### Given task
Output every line exactly as written. Leave out pictures.

### Source data
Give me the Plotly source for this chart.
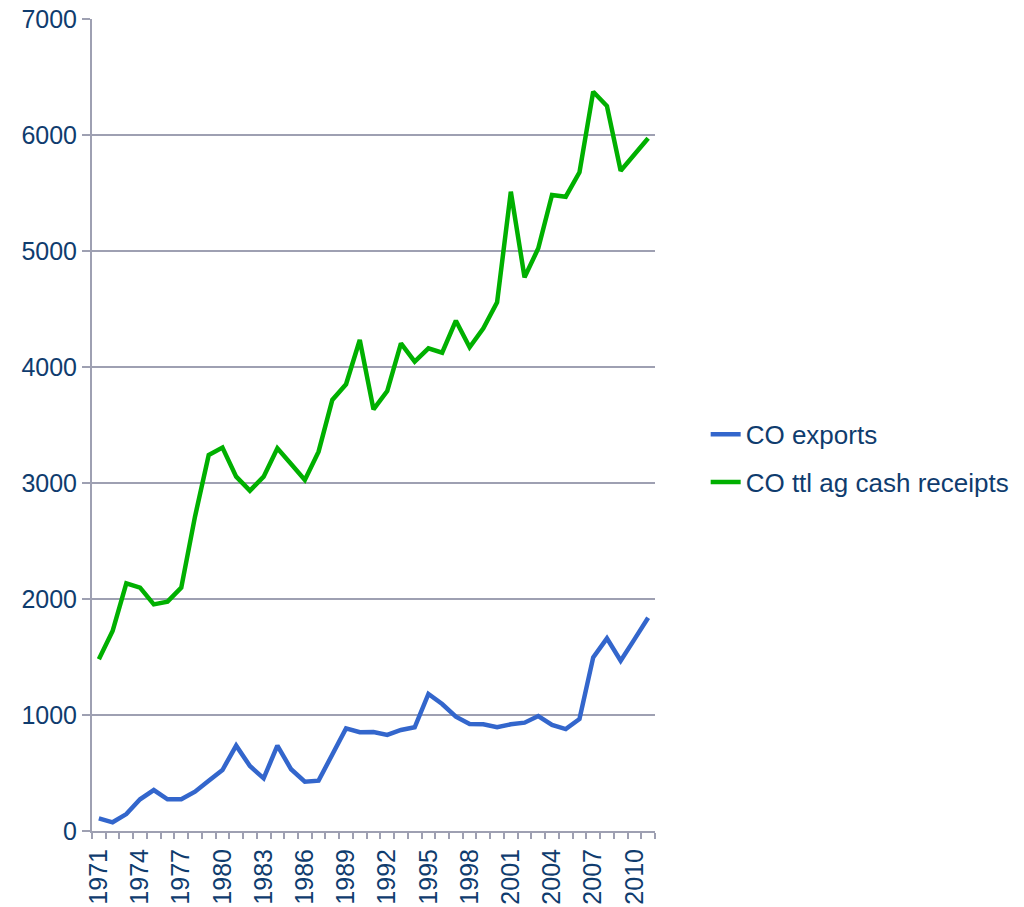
import plotly.graph_objects as go

years = list(range(1971, 2012))
co_exports = [109, 75, 146, 273, 353, 273, 273, 339, 434, 526,
              736, 560, 454, 736, 532, 425, 434, 670, 885, 851,
              853, 828, 871, 894, 1181, 1095, 986, 922, 920, 894,
              920, 934, 991, 914, 879, 966, 1497, 1661, 1468, 1652,
              1839]
co_receipts = [1480, 1724, 2135, 2098, 1954, 1977, 2098, 2710, 3241, 3305,
               3055, 2934, 3055, 3299, 3164, 3026, 3270, 3716, 3851, 4233,
               3635, 3793, 4204, 4046, 4161, 4123, 4399, 4170, 4333, 4557,
               5511, 4773, 5023, 5483, 5468, 5678, 6373, 6250, 5692, 5836,
               5972]
tick_years = list(range(1971, 2012, 3))
y_ticks = [0, 1000, 2000, 3000, 4000, 5000, 6000, 7000]

text_color = "#0F3C6E"
grid_color = "#9EA0B2"
font_family = "Liberation Sans, Arial, sans-serif"

fig = go.Figure()
fig.add_trace(go.Scatter(x=years, y=co_exports, mode="lines", name="CO exports",
                         legendgroup="a",
                         line=dict(color="#3366CC", width=4.5)))
fig.add_trace(go.Scatter(x=years, y=co_receipts, mode="lines", name="CO ttl ag cash receipts",
                         legendgroup="b",
                         line=dict(color="#00B000", width=4.5)))

fig.update_layout(
    width=1016, height=899,
    margin=dict(l=84, r=369, t=11, b=76, autoexpand=False),
    paper_bgcolor="white", plot_bgcolor="white",
    font=dict(family=font_family, size=25, color=text_color),
    showlegend=True,
    legend=dict(x=1.09, y=0.459, xanchor="left", yanchor="middle",
                font=dict(size=26, color=text_color),
                bgcolor="rgba(0,0,0,0)", tracegroupgap=11),
)
fig.update_xaxes(
    range=[1970.5, 2011.5], automargin=False,
    tickmode="array", tickvals=tick_years, ticktext=[str(y) for y in tick_years],
    tickangle=-90, ticks="outside", ticklen=6, tickcolor="rgba(0,0,0,0)",
    showgrid=False, zeroline=False, ticklabeloverflow="allow",
    showline=True, linecolor=grid_color, linewidth=2,
    minor=dict(ticks="outside", ticklen=6, tickcolor=grid_color, tickwidth=2,
               tickmode="linear", tick0=1970.5, dtick=1, showgrid=False),
    tickfont=dict(size=25, color=text_color),
)
fig.update_yaxes(
    range=[0, 7000], tickmode="array", tickvals=y_ticks, automargin=False,
    ticks="outside", ticklen=8, tickcolor=grid_color, tickwidth=2,
    showgrid=True, gridcolor=grid_color, gridwidth=2, ticklabeloverflow="allow",
    zeroline=False, showline=True, linecolor=grid_color, linewidth=2,
    tickfont=dict(size=25, color=text_color),
)

fig.write_html("out.html")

### Output below
Give me the Plotly source for this chart.
import plotly.graph_objects as go

years = list(range(1971, 2012))
co_exports = [109, 75, 146, 273, 353, 273, 273, 339, 434, 526,
              736, 560, 454, 736, 532, 425, 434, 670, 885, 851,
              853, 828, 871, 894, 1181, 1095, 986, 922, 920, 894,
              920, 934, 991, 914, 879, 966, 1497, 1661, 1468, 1652,
              1839]
co_receipts = [1480, 1724, 2135, 2098, 1954, 1977, 2098, 2710, 3241, 3305,
               3055, 2934, 3055, 3299, 3164, 3026, 3270, 3716, 3851, 4233,
               3635, 3793, 4204, 4046, 4161, 4123, 4399, 4170, 4333, 4557,
               5511, 4773, 5023, 5483, 5468, 5678, 6373, 6250, 5692, 5836,
               5972]
tick_years = list(range(1971, 2012, 3))
y_ticks = [0, 1000, 2000, 3000, 4000, 5000, 6000, 7000]

text_color = "#0F3C6E"
grid_color = "#9EA0B2"
font_family = "Liberation Sans, Arial, sans-serif"

fig = go.Figure()
fig.add_trace(go.Scatter(x=years, y=co_exports, mode="lines", name="CO exports",
                         legendgroup="a",
                         line=dict(color="#3366CC", width=4.5)))
fig.add_trace(go.Scatter(x=years, y=co_receipts, mode="lines", name="CO ttl ag cash receipts",
                         legendgroup="b",
                         line=dict(color="#00B000", width=4.5)))

fig.update_layout(
    width=1016, height=899,
    margin=dict(l=84, r=369, t=11, b=76, autoexpand=False),
    paper_bgcolor="white", plot_bgcolor="white",
    font=dict(family=font_family, size=25, color=text_color),
    showlegend=True,
    legend=dict(x=1.09, y=0.459, xanchor="left", yanchor="middle",
                font=dict(size=26, color=text_color),
                bgcolor="rgba(0,0,0,0)", tracegroupgap=11),
)
fig.update_xaxes(
    range=[1970.5, 2011.5], automargin=False,
    tickmode="array", tickvals=tick_years, ticktext=[str(y) for y in tick_years],
    tickangle=-90, ticks="outside", ticklen=6, tickcolor="rgba(0,0,0,0)",
    showgrid=False, zeroline=False, ticklabeloverflow="allow",
    showline=True, linecolor=grid_color, linewidth=2,
    minor=dict(ticks="outside", ticklen=6, tickcolor=grid_color, tickwidth=2,
               tickmode="linear", tick0=1970.5, dtick=1, showgrid=False),
    tickfont=dict(size=25, color=text_color),
)
fig.update_yaxes(
    range=[0, 7000], tickmode="array", tickvals=y_ticks, automargin=False,
    ticks="outside", ticklen=8, tickcolor=grid_color, tickwidth=2,
    showgrid=True, gridcolor=grid_color, gridwidth=2, ticklabeloverflow="allow",
    zeroline=False, showline=True, linecolor=grid_color, linewidth=2,
    tickfont=dict(size=25, color=text_color),
)

fig.write_html("out.html")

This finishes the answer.